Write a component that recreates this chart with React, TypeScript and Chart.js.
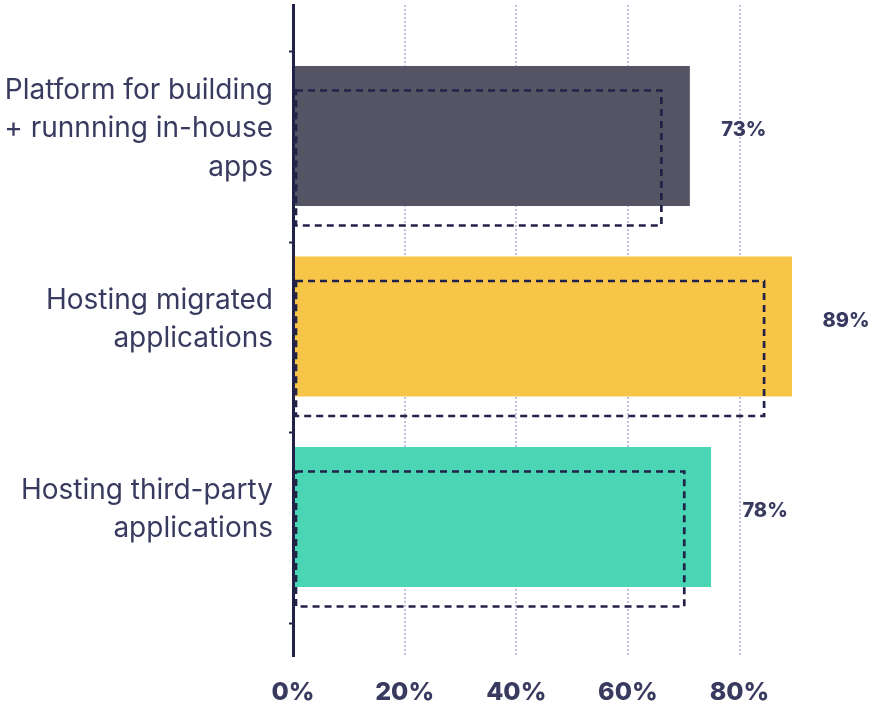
import React, { useEffect, useRef } from 'react';
import { Chart, registerables } from 'chart.js';

Chart.register(...registerables);

const categories: string[][] = [
  ['Platform for building', '+ runnning in-house', 'apps'],
  ['Hosting migrated', 'applications'],
  ['Hosting third-party', 'applications'],
];
const categoryPositions = [1, 2, 3];
const currentValues = [71.1, 89.4, 74.9];
const previousValues = [66, 84.4, 70.1];
const valueLabels = ['73%', '89%', '78%'];
const xTickStep = 20;

const barColors = ['#555464', '#F7C548', '#4AD6B4'];
const NAVY = '#222249';
const TEXT = '#393a5f';
const GRID = '#c3c0de';
const FONT = 'Inter, "Noto Sans", sans-serif';

const overlayPlugin = {
  id: 'overlay',
  afterDatasetsDraw(chart: any) {
    const ctx = chart.ctx;
    const prev = chart.getDatasetMeta(1);
    ctx.save();
    ctx.setLineDash([7, 5]);
    ctx.lineWidth = 2.7;
    ctx.strokeStyle = NAVY;
    prev.data.forEach((el: any) => {
      const { x, y, base, height } = el.getProps(['x', 'y', 'base', 'height'], true);
      ctx.strokeRect(base + 2, y - height / 2, x - base - 2, height);
    });
    ctx.restore();

    const cur = chart.getDatasetMeta(0);
    ctx.save();
    ctx.fillStyle = TEXT;
    ctx.font = `800 20px ${FONT}`;
    ctx.textAlign = 'center';
    ctx.textBaseline = 'middle';
    cur.data.forEach((el: any, i: number) => {
      const { x, y } = el.getProps(['x', 'y'], true);
      ctx.fillText(valueLabels[i], x + 54, y - 6);
    });
    ctx.restore();
  },
};

export default function App() {
  const ref = useRef<HTMLCanvasElement | null>(null);
  useEffect(() => {
    if (!ref.current) return;
    const chart = new Chart(ref.current, {
      type: 'bar',
      data: {
        datasets: [
          {
            label: 'Current',
            data: categoryPositions.map((p, i) => ({ x: currentValues[i], y: p })),
            backgroundColor: barColors,
            borderWidth: 0,
            categoryPercentage: 0.231,
            barPercentage: 6.364,
          },
          {
            label: 'Previous',
            data: categoryPositions.map((p, i) => ({ x: previousValues[i], y: p })),
            backgroundColor: 'rgba(0,0,0,0)',
            borderWidth: 0,
            categoryPercentage: 0.231,
            barPercentage: 6.136,
          },
        ],
      } as any,
      options: {
        indexAxis: 'y',
        responsive: false,
        animation: false,
        layout: { padding: { left: 0, right: 30, top: 5, bottom: 0 } },
        plugins: { legend: { display: false }, tooltip: { enabled: false } },
        scales: {
          x: {
            type: 'linear',
            position: 'bottom',
            min: 0,
            max: 98,
            bounds: 'ticks',
            offset: false,
            grid: { color: GRID, lineWidth: 2, drawTicks: false, offset: false },
            border: { display: false, dash: [2, 2] },
            ticks: {
              stepSize: xTickStep,
              includeBounds: false,
              autoSkip: false,
              padding: 21,
              color: TEXT,
              font: { family: FONT, size: 25, weight: 800 },
              callback: (v: any) => `${v}%`,
            },
            afterFit: (s: any) => { s.height = 51; s.paddingLeft = 0; s.paddingRight = 0; },
          },
          y: {
            type: 'linear',
            reverse: true,
            min: 0.25459,
            max: 3.67192,
            bounds: 'ticks',
            offset: false,
            grid: {
              drawOnChartArea: false,
              drawTicks: true,
              offset: true,
              tickLength: 4,
              tickWidth: 2,
              tickColor: NAVY,
            },
            border: { display: true, color: NAVY, width: 3, z: 1 },
            ticks: {
              stepSize: 1,
              includeBounds: false,
              autoSkip: false,
              padding: 16,
              labelOffset: -18,
              color: TEXT,
              font: { family: FONT, size: 28, lineHeight: 1.36 },
              callback: (v: any) => {
                const idx = categoryPositions.indexOf(Number(v));
                return idx >= 0 ? categories[idx] : '';
              },
            },
            afterFit: (s: any) => { s.width = 293; s.paddingTop = 0; s.paddingBottom = 0; },
          },
        },
      } as any,
      plugins: [overlayPlugin],
    });
    return () => chart.destroy();
  }, []);
  return (
    <div style={{ position: 'absolute', left: 0, top: 0, width: 870, height: 707, background: '#fff' }}>
      <canvas ref={ref} width={870} height={707} style={{ display: 'block' }} />
    </div>
  );
}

○ ○ ○ ○ ○ ○ ○

TASK GOAL.
Repeat, word for word and with no pictures, only the lines running from the beginning of the data to the line that contains "Chart.register(...registerables);".

FINAL ANSWER.
Write a component that recreates this chart with React, TypeScript and Chart.js.
import React, { useEffect, useRef } from 'react';
import { Chart, registerables } from 'chart.js';

Chart.register(...registerables);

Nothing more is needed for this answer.